Friday, 4 December 2015

Stars

What does it mean to us when we see the stars?

(i) Astrology.
(ii) 1984.
(iii) They Shall Have Stars.
(iv) Ensign Flandry.
(v) A Knight Of Ghosts And Shadows.
(vi) The Stone Dogs.

(i) A friend who is an astrologer has made true statements based on horoscopes.

(ii) in George Orwell's 1984, the ultimate insanity of the Party is revealed when O'Brien claims that the stars are small lights a few kilometers away that could easily be reached if there were any reason to.

(iii) In James Blish's They Shall Have Stars:

"...the man and the woman went to the window, and looked past the discarded bulk of Jupiter at the near horizon, where there had always been visible a few stars."
-James Blish, Cities In Flight (London, 1981), p. 128.

Measurements made on the Jovian surface have made it possible for men and women to travel to the stars.

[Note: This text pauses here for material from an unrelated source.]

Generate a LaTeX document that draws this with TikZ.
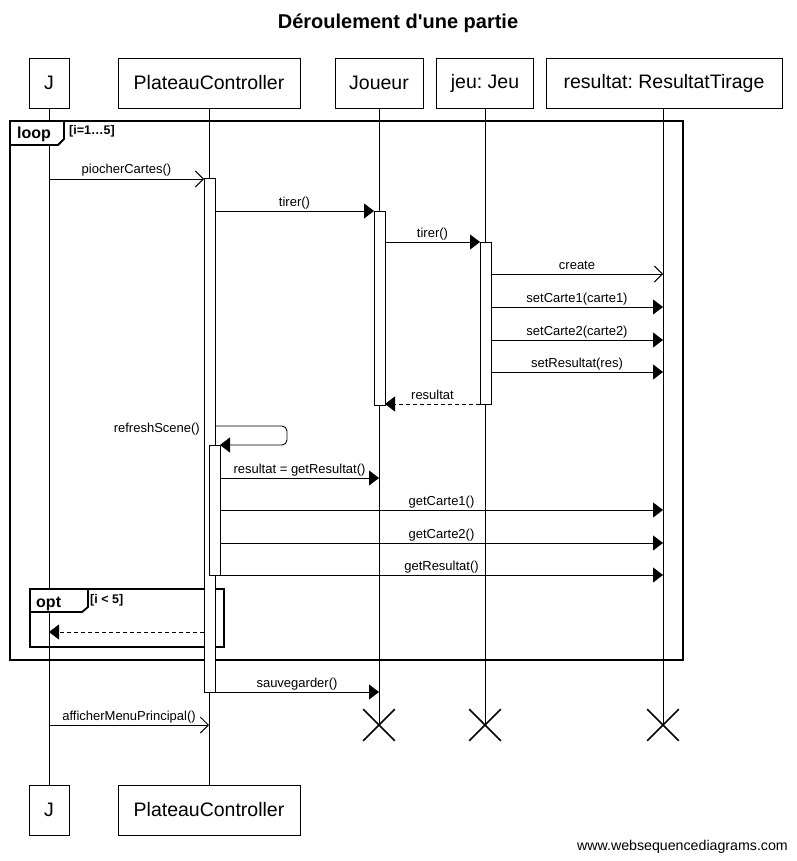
\documentclass[tikz,border=0pt]{standalone}
\usepackage{fontspec}
\setmainfont{Liberation Sans}
\frenchspacing
\usetikzlibrary{arrows.meta,shapes.misc}
\newcommand\myfs[1]{\fontsize{#1}{#1}\selectfont}
\begin{document}
\begin{tikzpicture}[x=1pt,y=-1pt,
  part/.style={draw, line width=0.9pt, fill=white, font=\myfs{19.5}, inner sep=0pt, minimum height=50pt},
  life/.style={line width=0.9pt},
  actbox/.style={draw, fill=white, line width=0.9pt, inner sep=0pt, anchor=north west, minimum width=11pt},
  msg/.style={line width=0.9pt, -{Triangle[length=10pt,width=15pt]}},
  omsg/.style={line width=0.9pt, -{Straight Barb[length=8pt,width=16pt]}},
  rmsg/.style={msg, dash pattern=on 4pt off 3pt},
  lbl/.style={font=\myfs{13}, inner sep=0pt, anchor=base, yshift=5pt},
  frm/.style={line width=1.8pt},
  tab/.style={line width=1.8pt, fill=white},
  tabtxt/.style={font=\bfseries\myfs{16}, inner sep=0pt, anchor=base west},
  guard/.style={font=\bfseries\myfs{12.5}, inner sep=0pt, anchor=base west},
  xmark/.style={draw, cross out, line width=1.6pt, minimum size=30pt, inner sep=0pt}
]
\useasboundingbox (0,0) rectangle (796,861);

% title
\node[font=\bfseries\myfs{20}, inner sep=0pt] (title) at (398,23) {Déroulement d\textquotesingle une partie};

% participants
\node[part, minimum width=40pt]  (J)  at (49,83)  {J};
\node[part, minimum width=182pt] (PC) at (209,83) {PlateauController};
\node[part, minimum width=88pt]  (JO) at (379,83) {Joueur};
\node[part, minimum width=97pt]  (JE) at (485,83) {jeu: Jeu};
\node[part, minimum width=236pt] (RT) at (664,83) {resultat: ResultatTirage};

\node[part, minimum width=40pt]  (Jb)  at (49,810)  {J};
\node[part, minimum width=182pt] (PCb) at (209,810) {PlateauController};

% lifeline ends
\coordinate (JOend) at (379,725);
\coordinate (JEend) at (485,725);
\coordinate (RTend) at (663,725);

\draw[life] (J.south) -- (Jb.north);
\draw[life] (PC.south) -- (PCb.north);
\draw[life] (JO.south) -- (JOend);
\draw[life] (JE.south) -- (JEend);
\draw[life] (RT.south -| RTend) -- (RTend);

\node[xmark] (xJO) at (JOend) {};
\node[xmark] (xJE) at (JEend) {};
\node[xmark] (xRT) at (RTend) {};

% loop frame
\draw[frm] (10,121) rectangle (683,660);
\draw[tab] (10,121) -- (64,121) -- (64,139) -- (58,145) -- (10,145) -- cycle;
\node[tabtxt] (looplbl) at (17,139) {loop};
\node[guard] (loopg) at (69,135) {[i=1…5]};

% opt frame
\draw[frm] (30,589) rectangle (224,647);
\draw[tab] (30,589) -- (88,589) -- (88,607) -- (82,612) -- (30,612) -- cycle;
\node[tabtxt] (optlbl) at (36,607) {opt};
\node[guard] (optg) at (90,603) {[i < 5]};

% activations
\node[actbox, minimum height=514pt] (aPC) at (204,178) {};
\node[actbox, minimum height=194pt] (aJO) at (374,211) {};
\node[actbox, minimum height=162pt] (aJE) at (480,242) {};
\node[actbox, minimum height=130pt] (aPC2) at (209,445) {};

% message endpoints
\coordinate (m1a) at (49,179);   \coordinate (m1b) at (204,179);
\coordinate (m2a) at (215,211);  \coordinate (m2b) at (374,211);
\coordinate (m3a) at (385,242);  \coordinate (m3b) at (480,242);
\coordinate (m4a) at (491,274);  \coordinate (m4b) at (663,274);
\coordinate (m5a) at (491,307);  \coordinate (m5b) at (663,307);
\coordinate (m6a) at (491,340);  \coordinate (m6b) at (663,340);
\coordinate (m7a) at (491,372);  \coordinate (m7b) at (663,372);
\coordinate (m8a) at (480,404);  \coordinate (m8b) at (385,404);
\coordinate (m9a) at (215,426);  \coordinate (m9c) at (287,426); \coordinate (m9d) at (287,445); \coordinate (m9b) at (220,445);
\coordinate (m10a) at (220,478); \coordinate (m10b) at (379,478);
\coordinate (m11a) at (220,510); \coordinate (m11b) at (663,510);
\coordinate (m12a) at (220,543); \coordinate (m12b) at (663,543);
\coordinate (m13a) at (220,575); \coordinate (m13b) at (663,575);
\coordinate (m14a) at (204,632); \coordinate (m14b) at (49,632);
\coordinate (m15a) at (215,692); \coordinate (m15b) at (379,692);
\coordinate (m16a) at (49,725);  \coordinate (m16b) at (209,725);

\draw[omsg] (m1a) -- node[lbl] {piocherCartes()} (m1b);
\draw[msg] (m2a) -- node[lbl] {tirer()} (m2b);
\draw[msg] (m3a) -- node[lbl] {tirer()} (m3b);
\draw[omsg] (m4a) -- node[lbl] {create} (m4b);
\draw[msg] (m5a) -- node[lbl] {setCarte1(carte1)} (m5b);
\draw[msg] (m6a) -- node[lbl] {setCarte2(carte2)} (m6b);
\draw[msg] (m7a) -- node[lbl] {setResultat(res)} (m7b);
\draw[rmsg] (m8a) -- node[lbl] {resultat} (m8b);
\draw[msg, rounded corners=5pt] (m9a) -- (m9c) -- (m9d) -- (m9b);
\node[font=\myfs{13}, inner sep=0pt, anchor=base east] (m9lbl) at (200,432) {refreshScene()};
\draw[msg] (m10a) -- node[lbl] {resultat = getResultat()} (m10b);
\draw[msg] (m11a) -- node[lbl] {getCarte1()} (m11b);
\draw[msg] (m12a) -- node[lbl] {getCarte2()} (m12b);
\draw[msg] (m13a) -- node[lbl] {getResultat()} (m13b);
\draw[rmsg] (m14a) -- (m14b);
\draw[msg] (m15a) -- node[lbl] {sauvegarder()} (m15b);
\draw[omsg] (m16a) -- node[lbl] {afficherMenuPrincipal()} (m16b);

% footer
\node[font=\myfs{14.2}, inner sep=0pt, anchor=base east] (footer) at (788,850) {www.websequencediagrams.com};
\end{tikzpicture}
\end{document}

(iv) In Poul Anderson's Ensign Flandry:

"Fathers had taken their sons outdoors when twilight ended parades and feasts; they had pointed to the early stars and said, - Look yonder. Those are ours."
-Poul Anderson, Young Flandry (New York, 2010), p. 6.

Men from Earth have built the Terran Empire.

(v) In Anderson's A Knight Of Ghosts And Shadows:

"The chill struck full into Flandry. He raised his eyes to the fading stars. Sol would soon drive sight away from them, but they would remain where they were, waiting."
-Poul Anderson, Sir Dominic Flandry: The Last Knight Of Terra (New York, 2012), p. 391.

This time, the point is that the Terran Empire has dangerous enemies among those stars.

(vi) In SM Stirling's The Stone Dogs:

"Suddenly the stars were very cold; reptile eyes, staring down with ageless hunger."
SM Stirling, The Stone Dogs (New York, 1990), p. 133.

Again, the point is that men have taken their rivalries and weapons into space.

A vast universe; seemingly endless conflicts.